Gather all lines from the material that contain "matplotlib".

########

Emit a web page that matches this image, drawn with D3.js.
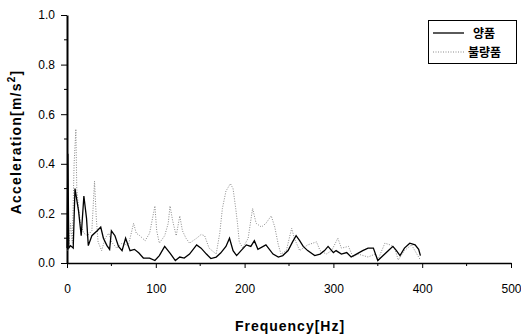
<!DOCTYPE html>
<html>
<head>
<meta charset="utf-8">
<script src="https://cdn.jsdelivr.net/npm/d3@7"></script>
<style>
  body { margin: 0; background: #fff; }
  text { font-family: "Liberation Sans", Arial, sans-serif; }
</style>
</head>
<body>
<div id="chart"></div>
<script>
// frequency [Hz] / acceleration [m/s^2]
const goodFreq = [0, 1, 2, 4, 7, 9, 13, 16, 19, 22, 24, 28, 34, 38, 41, 45, 48, 50, 54, 58, 62, 66, 71, 76, 81, 86, 93, 99, 104, 110, 116, 122, 127, 132, 138, 146, 151, 157, 162, 168, 173, 179, 183, 187, 191, 196, 202, 207, 211, 215, 224, 232, 238, 243, 249, 254, 258, 262, 266, 271, 279, 285, 290, 294, 300, 303, 309, 315, 320, 326, 333, 339, 345, 350, 356, 362, 367, 371, 375, 380, 386, 392, 396, 398];
const goodAcc = [0.06, 0.44, 0.06, 0.07, 0.06, 0.30, 0.21, 0.11, 0.27, 0.18, 0.07, 0.11, 0.13, 0.145, 0.10, 0.07, 0.055, 0.13, 0.11, 0.067, 0.05, 0.10, 0.05, 0.055, 0.04, 0.02, 0.02, 0.01, 0.03, 0.067, 0.04, 0.01, 0.024, 0.02, 0.036, 0.073, 0.06, 0.036, 0.018, 0.024, 0.04, 0.067, 0.10, 0.05, 0.03, 0.05, 0.073, 0.067, 0.09, 0.055, 0.073, 0.036, 0.024, 0.03, 0.05, 0.085, 0.11, 0.09, 0.067, 0.05, 0.03, 0.036, 0.05, 0.067, 0.042, 0.05, 0.036, 0.042, 0.024, 0.036, 0.05, 0.06, 0.06, 0.01, 0.03, 0.05, 0.067, 0.05, 0.03, 0.06, 0.08, 0.073, 0.055, 0.03];

const badFreq = [0, 2, 4, 6, 8, 10, 11, 13, 15, 19, 23, 28, 31, 33, 35, 39, 43, 47, 50, 56, 62, 69, 75, 78, 82, 88, 93, 99, 101, 104, 110, 114, 116, 119, 123, 127, 130, 134, 138, 146, 151, 155, 160, 168, 172, 175, 179, 184, 187, 190, 192, 194, 198, 204, 209, 213, 219, 224, 230, 234, 238, 241, 247, 253, 256, 262, 271, 281, 285, 292, 298, 305, 309, 317, 322, 328, 339, 347, 350, 358, 364, 369, 373, 380, 388, 394, 398];
const badAcc = [0.05, 0.06, 0.16, 0.08, 0.40, 0.54, 0.30, 0.22, 0.16, 0.12, 0.11, 0.13, 0.33, 0.18, 0.085, 0.05, 0.10, 0.12, 0.085, 0.06, 0.08, 0.07, 0.16, 0.12, 0.11, 0.09, 0.12, 0.23, 0.13, 0.08, 0.11, 0.16, 0.23, 0.17, 0.11, 0.19, 0.13, 0.10, 0.08, 0.10, 0.115, 0.11, 0.06, 0.036, 0.12, 0.22, 0.29, 0.32, 0.30, 0.22, 0.16, 0.085, 0.06, 0.10, 0.22, 0.16, 0.145, 0.16, 0.19, 0.145, 0.073, 0.036, 0.05, 0.14, 0.10, 0.05, 0.073, 0.085, 0.05, 0.036, 0.05, 0.10, 0.06, 0.067, 0.024, 0.036, 0.024, 0.036, 0.012, 0.08, 0.073, 0.06, 0.012, 0.05, 0.073, 0.036, 0.012];

const xTicks = [0, 100, 200, 300, 400, 500];
const yTicks = [0.0, 0.2, 0.4, 0.6, 0.8, 1.0];
const seriesNames = ["양품", "불량품"];

const width = 521, height = 335;
const margin = { top: 15, right: 10, bottom: 72, left: 67 };

const svg = d3.select("#chart").append("svg")
    .attr("width", width)
    .attr("height", height);

const x = d3.scaleLinear().domain([0, 500]).range([margin.left, 511]);
const y = d3.scaleLinear().domain([0, 1]).range([263, margin.top]);

// minor ticks
const minorX = d3.range(50, 500, 100);
const minorY = d3.range(0.1, 1, 0.2);

svg.append("g")
    .selectAll("line")
    .data(minorX)
    .join("line")
    .attr("x1", d => x(d)).attr("x2", d => x(d))
    .attr("y1", 263).attr("y2", 266)
    .attr("stroke", "#000");

svg.append("g")
    .selectAll("line")
    .data(minorY)
    .join("line")
    .attr("x1", 64).attr("x2", 67)
    .attr("y1", d => y(d)).attr("y2", d => y(d))
    .attr("stroke", "#000");

// axes
const xAxis = svg.append("g")
    .attr("transform", "translate(0,263)")
    .call(d3.axisBottom(x).tickValues(xTicks).tickSize(5).tickSizeOuter(0).tickPadding(16));
xAxis.select(".domain").attr("stroke-width", 1.3);
xAxis.selectAll("text").attr("font-size", 12).attr("font-family", "Liberation Sans, Arial, sans-serif");

const yAxis = svg.append("g")
    .attr("transform", `translate(${margin.left},0)`)
    .call(d3.axisLeft(y).tickValues(yTicks).tickFormat(d3.format(".1f")).tickSize(6).tickSizeOuter(0).tickPadding(6));
yAxis.select(".domain").attr("stroke-width", 2);
yAxis.selectAll("text").attr("font-size", 12).attr("font-family", "Liberation Sans, Arial, sans-serif");

// lines
const line = d3.line()
    .x(d => x(d[0]))
    .y(d => y(d[1]));

svg.append("path")
    .datum(d3.zip(badFreq, badAcc))
    .attr("fill", "none")
    .attr("stroke", "#8a8a8a")
    .attr("stroke-width", 1)
    .attr("stroke-dasharray", "1,1.5")
    .attr("d", line);

svg.append("path")
    .datum(d3.zip(goodFreq, goodAcc))
    .attr("fill", "none")
    .attr("stroke", "#000")
    .attr("stroke-width", 1.3)
    .attr("d", line);

// axis titles
svg.append("text")
    .attr("x", 290)
    .attr("y", 331)
    .attr("text-anchor", "middle")
    .attr("font-size", 14)
    .attr("letter-spacing", 1)
    .attr("font-weight", "bold")
    .text("Frequency[Hz]");

const yTitle = svg.append("text")
    .attr("transform", "translate(21,142) rotate(-90)")
    .attr("text-anchor", "middle")
    .attr("font-size", 14)
    .attr("letter-spacing", 1.2)
    .attr("font-weight", "bold");
yTitle.append("tspan").text("Acceleration[m/s");
yTitle.append("tspan").attr("font-size", 10).attr("dy", -6).text("2");
yTitle.append("tspan").attr("dy", 6).text("]");

// legend
const legend = svg.append("g");
legend.append("rect")
    .attr("x", 428.5).attr("y", 20.5)
    .attr("width", 88).attr("height", 43)
    .attr("fill", "#fff")
    .attr("stroke", "#000");

const legendStyles = [
    { stroke: "#000", width: 1.3, dash: null },
    { stroke: "#8a8a8a", width: 1, dash: "1,1.5" }
];
seriesNames.forEach((name, i) => {
    const ly = 33 + i * 19;
    legend.append("line")
        .attr("x1", 433).attr("x2", 464)
        .attr("y1", ly).attr("y2", ly)
        .attr("stroke", legendStyles[i].stroke)
        .attr("stroke-width", legendStyles[i].width)
        .attr("stroke-dasharray", legendStyles[i].dash);
    legend.append("text")
        .attr("x", i === 0 ? 473 : 468)
        .attr("y", ly + 4.5)
        .attr("font-size", 12)
        .attr("font-weight", "bold")
        .style("font-family", "'Noto Sans CJK KR', sans-serif")
        .text(name);
});
</script>
</body>
</html>
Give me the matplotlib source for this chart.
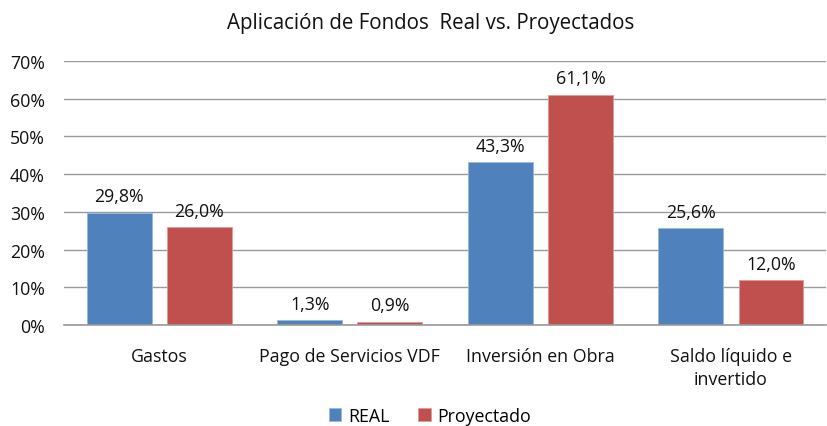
import matplotlib.pyplot as plt
import numpy as np

plt.rcParams['font.family'] = ['Open Sans', 'DejaVu Sans']

categorias = ["Gastos", "Pago de Servicios VDF", "Inversión en Obra", "Saldo líquido e\ninvertido"]
real = [29.8, 1.3, 43.3, 25.6]
proyectado = [26.0, 0.9, 61.1, 12.0]
etiquetas_y = ["0%", "10%", "20%", "30%", "40%", "50%", "60%", "70%"]

azul = "#4F81BD"
rojo = "#C0504D"

fig = plt.figure(figsize=(8.27, 4.27), dpi=100)
ax = fig.add_axes([0.0774, 0.2365, 0.9216, 0.6183])

x = np.arange(len(categorias))
ancho = 0.34
b1 = ax.bar(x - 0.21, real, ancho, color=azul, edgecolor="#9db7dc", linewidth=0.6, label="REAL", zorder=3)
b2 = ax.bar(x + 0.21, proyectado, ancho, color=rojo, edgecolor="#dc9b99", linewidth=0.6, label="Proyectado", zorder=3)

for barras in (b1, b2):
    for b in barras:
        v = b.get_height()
        ax.text(b.get_x() + b.get_width() / 2, v + 1.9, ("%.1f%%" % v).replace(".", ","),
                ha="center", va="bottom", fontsize=12.8, color="#111111")

ax.set_xlim(-0.5, 3.5)
ax.set_ylim(0, 70)
ax.set_yticks(range(0, 71, 10))
ax.set_yticklabels(etiquetas_y)
ax.set_xticks(x)
ax.set_xticklabels(categorias, linespacing=1.35)
ax.tick_params(axis="both", length=0, labelsize=12.8, colors="#111111")
ax.tick_params(axis="x", pad=16)
ax.tick_params(axis="y", pad=13.7)
ax.yaxis.grid(True, color="#9a9a9a", linewidth=1.0, zorder=0)
for s in ["top", "right", "left"]:
    ax.spines[s].set_visible(False)
ax.spines["bottom"].set_color("#9a9a9a")
ax.spines["bottom"].set_linewidth(1.2)
ax.spines["bottom"].set_zorder(4)

fig.text(0.521, 0.945, "Aplicación de Fondos  Real vs. Proyectados", ha="center", va="center",
         fontsize=14.8, color="#111111")

fig.legend(handles=[b1, b2], loc="center", bbox_to_anchor=(0.52, 0.024), ncol=2, frameon=False,
           fontsize=12.8, handlelength=0.7, handleheight=0.7, handletextpad=0.4, columnspacing=1.6)

fig.savefig("out.png", dpi=100)
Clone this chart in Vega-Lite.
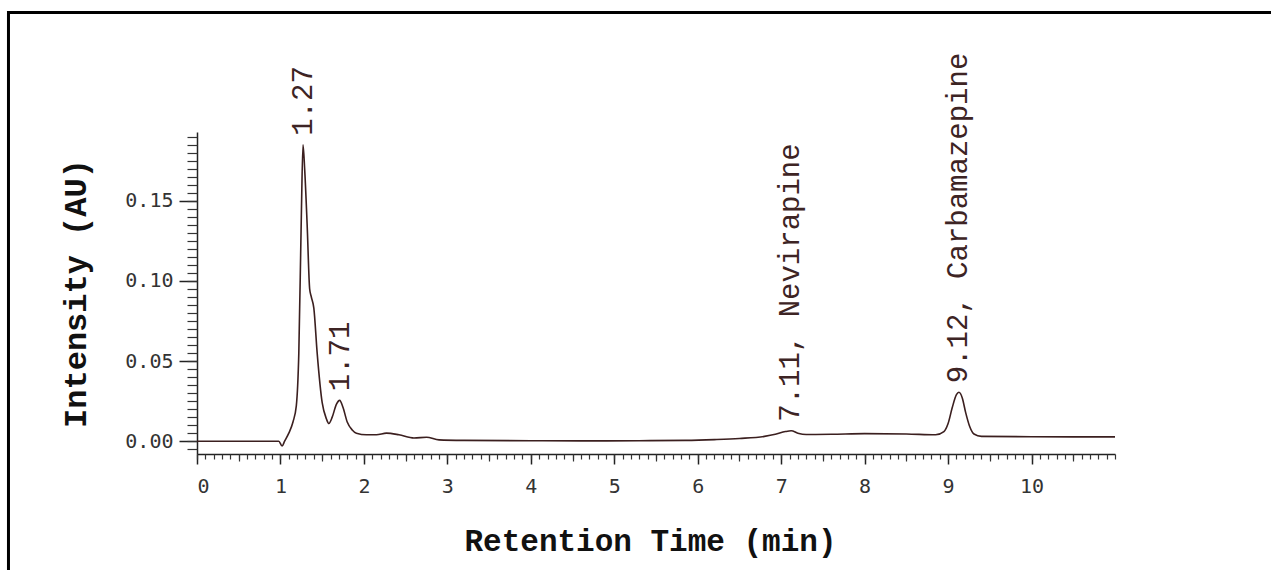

########

» Solution to this exercise
Give me the matplotlib source for this chart.
import matplotlib.pyplot as plt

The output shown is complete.